**EXERCISE DETAILS:** Exactly repeat the material, dropping only the pictures.

**GIVEN ENTRIES:**
>>>>

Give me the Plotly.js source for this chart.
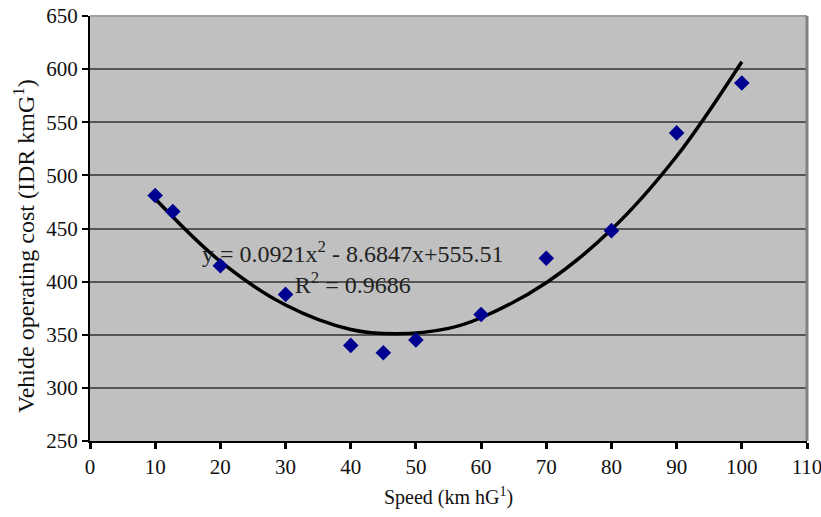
<!DOCTYPE html>
<html>
<head>
<meta charset="utf-8">
<script src="https://cdn.plot.ly/plotly-3.0.1.min.js"></script>
<style>html,body{margin:0;padding:0;background:#fff;}#chart{width:821px;height:517px;}</style>
</head>
<body>
<div id="chart"></div>
<script>
// Observed data points
var speed = [10, 12.7, 20, 30, 40, 45, 50, 60, 70, 80, 90, 100];
var cost  = [481, 466, 415, 388, 340, 333, 345, 369, 422, 448, 540, 587];

// Trendline values
var trendSpeed = [10, 20, 30, 40, 47, 55, 60, 70, 80, 90, 100];
var trendCost  = [478, 419, 378, 355, 351, 356, 366, 399, 449, 518, 607];

var xTicks = [0, 10, 20, 30, 40, 50, 60, 70, 80, 90, 100, 110];
var yTicks = [250, 300, 350, 400, 450, 500, 550, 600, 650];

var serif = "Liberation Serif, Times New Roman, serif";

var traces = [
  {
    x: trendSpeed, y: trendCost, mode: 'lines', type: 'scatter',
    line: {color: '#000000', width: 3.5, shape: 'spline', smoothing: 1},
    hoverinfo: 'skip', showlegend: false
  },
  {
    x: speed, y: cost, mode: 'markers', type: 'scatter',
    marker: {symbol: 'diamond', size: 12, color: '#000090'},
    showlegend: false
  }
];

var layout = {
  width: 821, height: 517,
  margin: {l: 90, r: 14, t: 16, b: 76},
  paper_bgcolor: '#ffffff',
  plot_bgcolor: '#c0c0c0',
  font: {family: serif, size: 18, color: '#111'},
  xaxis: {
    range: [0, 110], tickvals: xTicks, ticktext: xTicks.map(String),
    showgrid: false, zeroline: false,
    showline: true, linecolor: '#000', linewidth: 2,
    ticks: 'outside', ticklen: 6, tickwidth: 3, tickcolor: '#000',
    ticklabeloverflow: 'allow',
    tickfont: {family: serif, size: 21, color: '#111'},
    title: {text: 'Speed (km hG<sup>1</sup>)', font: {family: serif, size: 20, color: '#111'}, standoff: 12}
  },
  yaxis: {
    range: [250, 650], tickvals: yTicks, ticktext: yTicks.map(String),
    showgrid: true, gridcolor: '#555555', gridwidth: 2,
    zeroline: false,
    showline: true, linecolor: '#000', linewidth: 2,
    ticks: 'outside', ticklen: 6, tickwidth: 2, tickcolor: '#000',
    ticklabeloverflow: 'allow',
    tickfont: {family: serif, size: 21, color: '#111'}
  },
  shapes: [
    {type: 'line', xref: 'paper', yref: 'paper', x0: 0, x1: 1, y0: 1, y1: 1, line: {color: '#a0a0a0', width: 2}},
    {type: 'line', xref: 'paper', yref: 'paper', x0: 1, x1: 1, y0: 0, y1: 1, line: {color: '#808080', width: 3}}
  ],
  annotations: [
    {
      x: 40.3, y: 413, xref: 'x', yref: 'y', showarrow: false,
      text: 'y = 0.0921x<sup>2</sup> - 8.6847x+555.51<br>R<sup>2</sup> = 0.9686',
      font: {family: serif, size: 24, color: '#222'}, align: 'center'
    },
    {
      x: -0.092, y: 0.459, xref: 'paper', yref: 'paper', showarrow: false,
      textangle: -90, xanchor: 'center', yanchor: 'middle',
      text: 'Vehide operating cost (IDR kmG<sup>1</sup>)',
      font: {family: serif, size: 24, color: '#111'}
    }
  ]
};

Plotly.newPlot('chart', traces, layout, {displayModeBar: false, staticPlot: true});
</script>
</body>
</html>
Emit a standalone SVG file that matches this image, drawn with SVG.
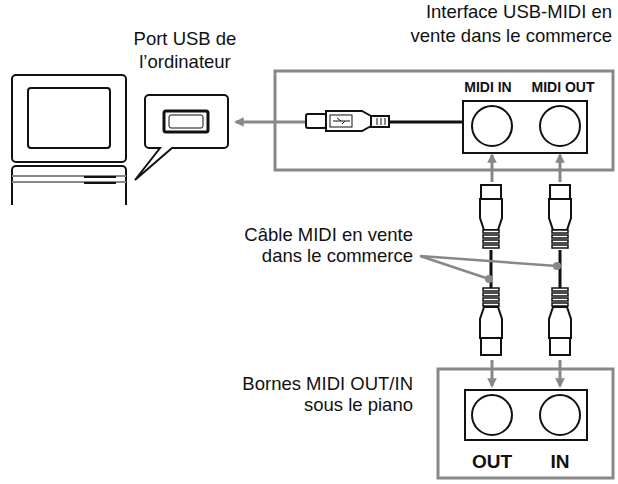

<<<<

**EXERCISE SOLUTION:**
Give me the Plotly.js source for this chart.
<!DOCTYPE html>
<html>
<head>
<meta charset="utf-8">
<script src="https://cdn.plot.ly/plotly-3.0.1.min.js"></script>
<style>html,body{margin:0;padding:0;background:#fff;}#chart{width:821px;height:517px;}</style>
</head>
<body>
<div id="chart"></div>
<script>
// Observed data points
var speed = [10, 12.7, 20, 30, 40, 45, 50, 60, 70, 80, 90, 100];
var cost  = [481, 466, 415, 388, 340, 333, 345, 369, 422, 448, 540, 587];

// Trendline values
var trendSpeed = [10, 20, 30, 40, 47, 55, 60, 70, 80, 90, 100];
var trendCost  = [478, 419, 378, 355, 351, 356, 366, 399, 449, 518, 607];

var xTicks = [0, 10, 20, 30, 40, 50, 60, 70, 80, 90, 100, 110];
var yTicks = [250, 300, 350, 400, 450, 500, 550, 600, 650];

var serif = "Liberation Serif, Times New Roman, serif";

var traces = [
  {
    x: trendSpeed, y: trendCost, mode: 'lines', type: 'scatter',
    line: {color: '#000000', width: 3.5, shape: 'spline', smoothing: 1},
    hoverinfo: 'skip', showlegend: false
  },
  {
    x: speed, y: cost, mode: 'markers', type: 'scatter',
    marker: {symbol: 'diamond', size: 12, color: '#000090'},
    showlegend: false
  }
];

var layout = {
  width: 821, height: 517,
  margin: {l: 90, r: 14, t: 16, b: 76},
  paper_bgcolor: '#ffffff',
  plot_bgcolor: '#c0c0c0',
  font: {family: serif, size: 18, color: '#111'},
  xaxis: {
    range: [0, 110], tickvals: xTicks, ticktext: xTicks.map(String),
    showgrid: false, zeroline: false,
    showline: true, linecolor: '#000', linewidth: 2,
    ticks: 'outside', ticklen: 6, tickwidth: 3, tickcolor: '#000',
    ticklabeloverflow: 'allow',
    tickfont: {family: serif, size: 21, color: '#111'},
    title: {text: 'Speed (km hG<sup>1</sup>)', font: {family: serif, size: 20, color: '#111'}, standoff: 12}
  },
  yaxis: {
    range: [250, 650], tickvals: yTicks, ticktext: yTicks.map(String),
    showgrid: true, gridcolor: '#555555', gridwidth: 2,
    zeroline: false,
    showline: true, linecolor: '#000', linewidth: 2,
    ticks: 'outside', ticklen: 6, tickwidth: 2, tickcolor: '#000',
    ticklabeloverflow: 'allow',
    tickfont: {family: serif, size: 21, color: '#111'}
  },
  shapes: [
    {type: 'line', xref: 'paper', yref: 'paper', x0: 0, x1: 1, y0: 1, y1: 1, line: {color: '#a0a0a0', width: 2}},
    {type: 'line', xref: 'paper', yref: 'paper', x0: 1, x1: 1, y0: 0, y1: 1, line: {color: '#808080', width: 3}}
  ],
  annotations: [
    {
      x: 40.3, y: 413, xref: 'x', yref: 'y', showarrow: false,
      text: 'y = 0.0921x<sup>2</sup> - 8.6847x+555.51<br>R<sup>2</sup> = 0.9686',
      font: {family: serif, size: 24, color: '#222'}, align: 'center'
    },
    {
      x: -0.092, y: 0.459, xref: 'paper', yref: 'paper', showarrow: false,
      textangle: -90, xanchor: 'center', yanchor: 'middle',
      text: 'Vehide operating cost (IDR kmG<sup>1</sup>)',
      font: {family: serif, size: 24, color: '#111'}
    }
  ]
};

Plotly.newPlot('chart', traces, layout, {displayModeBar: false, staticPlot: true});
</script>
</body>
</html>
Emit a standalone SVG file that matches this image, drawn with SVG.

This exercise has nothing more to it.